* PROMPT
Set down each line from the one containing "Rebuild this chart" to the one containing "plt.rcParams['font.family'] = ['Liberation", inclusive, exactly as written and with nothing further.

┄┄┄┄┄┄

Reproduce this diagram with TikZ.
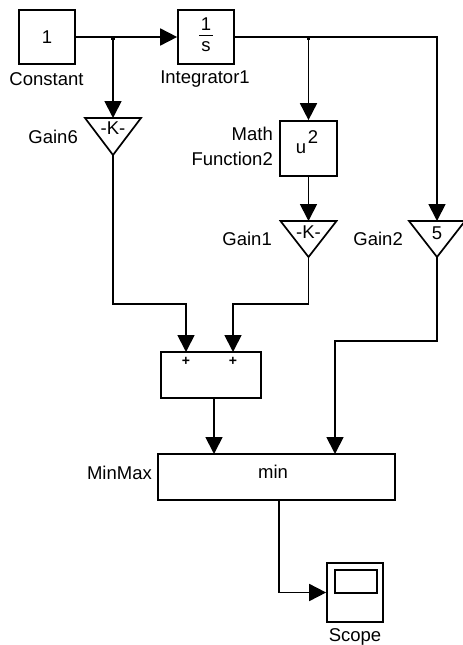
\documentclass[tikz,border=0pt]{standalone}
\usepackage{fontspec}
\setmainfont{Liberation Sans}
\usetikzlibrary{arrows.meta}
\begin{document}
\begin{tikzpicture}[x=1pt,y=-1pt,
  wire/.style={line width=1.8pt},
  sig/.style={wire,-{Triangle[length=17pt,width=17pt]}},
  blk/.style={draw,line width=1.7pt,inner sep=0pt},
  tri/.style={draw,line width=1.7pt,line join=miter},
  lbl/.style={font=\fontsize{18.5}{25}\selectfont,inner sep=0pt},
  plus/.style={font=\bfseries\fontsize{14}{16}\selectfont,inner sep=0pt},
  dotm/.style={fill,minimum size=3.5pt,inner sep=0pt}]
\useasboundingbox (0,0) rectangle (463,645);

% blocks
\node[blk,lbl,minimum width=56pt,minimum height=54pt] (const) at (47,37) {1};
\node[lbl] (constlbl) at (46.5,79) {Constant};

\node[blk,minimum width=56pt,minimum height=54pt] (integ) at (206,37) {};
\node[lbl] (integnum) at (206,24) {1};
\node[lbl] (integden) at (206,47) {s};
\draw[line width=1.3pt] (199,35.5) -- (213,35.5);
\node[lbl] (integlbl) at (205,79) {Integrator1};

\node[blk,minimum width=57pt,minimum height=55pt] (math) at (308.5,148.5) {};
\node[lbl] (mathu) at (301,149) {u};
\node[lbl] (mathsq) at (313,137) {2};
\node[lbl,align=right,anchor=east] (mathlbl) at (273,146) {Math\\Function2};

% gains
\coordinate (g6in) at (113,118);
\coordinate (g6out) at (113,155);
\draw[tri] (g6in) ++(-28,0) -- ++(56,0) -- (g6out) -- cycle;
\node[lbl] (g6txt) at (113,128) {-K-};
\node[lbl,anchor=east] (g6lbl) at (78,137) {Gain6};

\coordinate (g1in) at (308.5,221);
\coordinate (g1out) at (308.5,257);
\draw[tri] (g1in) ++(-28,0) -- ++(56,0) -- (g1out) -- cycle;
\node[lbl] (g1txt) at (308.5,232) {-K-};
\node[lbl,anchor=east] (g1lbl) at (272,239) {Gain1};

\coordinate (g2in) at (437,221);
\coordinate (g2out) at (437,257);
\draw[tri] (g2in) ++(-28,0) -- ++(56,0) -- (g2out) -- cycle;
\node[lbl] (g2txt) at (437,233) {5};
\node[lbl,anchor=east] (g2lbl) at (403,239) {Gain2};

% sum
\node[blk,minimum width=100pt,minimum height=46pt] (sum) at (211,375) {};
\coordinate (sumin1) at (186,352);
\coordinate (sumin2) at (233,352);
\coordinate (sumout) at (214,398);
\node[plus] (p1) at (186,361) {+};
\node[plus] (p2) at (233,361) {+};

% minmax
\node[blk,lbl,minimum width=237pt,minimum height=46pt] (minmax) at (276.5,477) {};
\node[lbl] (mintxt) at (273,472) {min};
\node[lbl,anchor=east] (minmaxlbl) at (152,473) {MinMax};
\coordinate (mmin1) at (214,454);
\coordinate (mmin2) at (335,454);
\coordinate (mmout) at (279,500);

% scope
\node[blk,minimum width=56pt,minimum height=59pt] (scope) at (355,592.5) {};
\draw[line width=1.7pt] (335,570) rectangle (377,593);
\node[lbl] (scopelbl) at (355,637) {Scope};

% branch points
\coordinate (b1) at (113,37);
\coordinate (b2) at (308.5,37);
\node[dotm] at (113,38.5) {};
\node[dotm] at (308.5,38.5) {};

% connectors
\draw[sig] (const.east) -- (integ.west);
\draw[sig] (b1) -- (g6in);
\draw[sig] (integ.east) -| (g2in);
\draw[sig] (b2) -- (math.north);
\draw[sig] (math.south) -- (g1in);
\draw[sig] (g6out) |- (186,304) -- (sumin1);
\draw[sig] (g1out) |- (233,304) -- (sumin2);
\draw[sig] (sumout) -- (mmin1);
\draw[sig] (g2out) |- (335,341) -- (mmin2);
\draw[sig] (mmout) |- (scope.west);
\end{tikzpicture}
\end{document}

┄┄┄┄┄┄

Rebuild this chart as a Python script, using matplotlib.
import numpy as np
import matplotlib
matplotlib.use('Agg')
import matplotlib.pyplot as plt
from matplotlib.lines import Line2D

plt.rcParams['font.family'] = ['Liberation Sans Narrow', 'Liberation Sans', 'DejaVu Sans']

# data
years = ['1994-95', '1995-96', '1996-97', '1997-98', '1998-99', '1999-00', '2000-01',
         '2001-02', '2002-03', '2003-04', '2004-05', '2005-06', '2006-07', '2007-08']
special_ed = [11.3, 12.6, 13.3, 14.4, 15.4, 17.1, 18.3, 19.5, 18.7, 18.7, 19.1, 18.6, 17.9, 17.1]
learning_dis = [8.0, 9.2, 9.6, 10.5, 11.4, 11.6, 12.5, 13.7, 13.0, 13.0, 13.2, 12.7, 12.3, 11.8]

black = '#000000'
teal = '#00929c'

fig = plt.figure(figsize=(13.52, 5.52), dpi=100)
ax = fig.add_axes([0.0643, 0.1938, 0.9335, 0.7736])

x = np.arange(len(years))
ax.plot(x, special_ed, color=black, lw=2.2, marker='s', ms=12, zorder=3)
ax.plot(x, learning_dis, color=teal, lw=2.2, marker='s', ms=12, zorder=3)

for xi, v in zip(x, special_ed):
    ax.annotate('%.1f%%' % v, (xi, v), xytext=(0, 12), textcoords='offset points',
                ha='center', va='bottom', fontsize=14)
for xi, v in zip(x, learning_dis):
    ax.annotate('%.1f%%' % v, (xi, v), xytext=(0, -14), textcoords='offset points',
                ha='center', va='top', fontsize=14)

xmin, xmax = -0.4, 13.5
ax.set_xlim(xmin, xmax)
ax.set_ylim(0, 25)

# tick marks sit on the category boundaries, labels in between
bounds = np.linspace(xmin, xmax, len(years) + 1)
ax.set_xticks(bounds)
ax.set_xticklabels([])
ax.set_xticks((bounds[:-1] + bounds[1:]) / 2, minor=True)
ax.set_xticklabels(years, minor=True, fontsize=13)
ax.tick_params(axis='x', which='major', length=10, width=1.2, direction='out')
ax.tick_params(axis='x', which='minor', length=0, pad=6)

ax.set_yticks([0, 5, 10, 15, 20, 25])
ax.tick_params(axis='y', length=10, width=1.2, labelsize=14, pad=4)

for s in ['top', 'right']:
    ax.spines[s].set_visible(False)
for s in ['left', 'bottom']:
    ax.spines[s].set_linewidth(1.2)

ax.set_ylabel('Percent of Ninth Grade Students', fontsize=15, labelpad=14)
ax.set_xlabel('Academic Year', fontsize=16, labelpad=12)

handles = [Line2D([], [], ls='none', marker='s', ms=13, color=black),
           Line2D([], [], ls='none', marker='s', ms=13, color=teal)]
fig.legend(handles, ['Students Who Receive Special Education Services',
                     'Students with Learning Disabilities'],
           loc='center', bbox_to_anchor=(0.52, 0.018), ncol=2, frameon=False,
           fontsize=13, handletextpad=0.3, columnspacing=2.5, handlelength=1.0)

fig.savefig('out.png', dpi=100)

┄┄┄┄┄┄

* EXERCISE ANSWER
Rebuild this chart as a Python script, using matplotlib.
import numpy as np
import matplotlib
matplotlib.use('Agg')
import matplotlib.pyplot as plt
from matplotlib.lines import Line2D

plt.rcParams['font.family'] = ['Liberation Sans Narrow', 'Liberation Sans', 'DejaVu Sans']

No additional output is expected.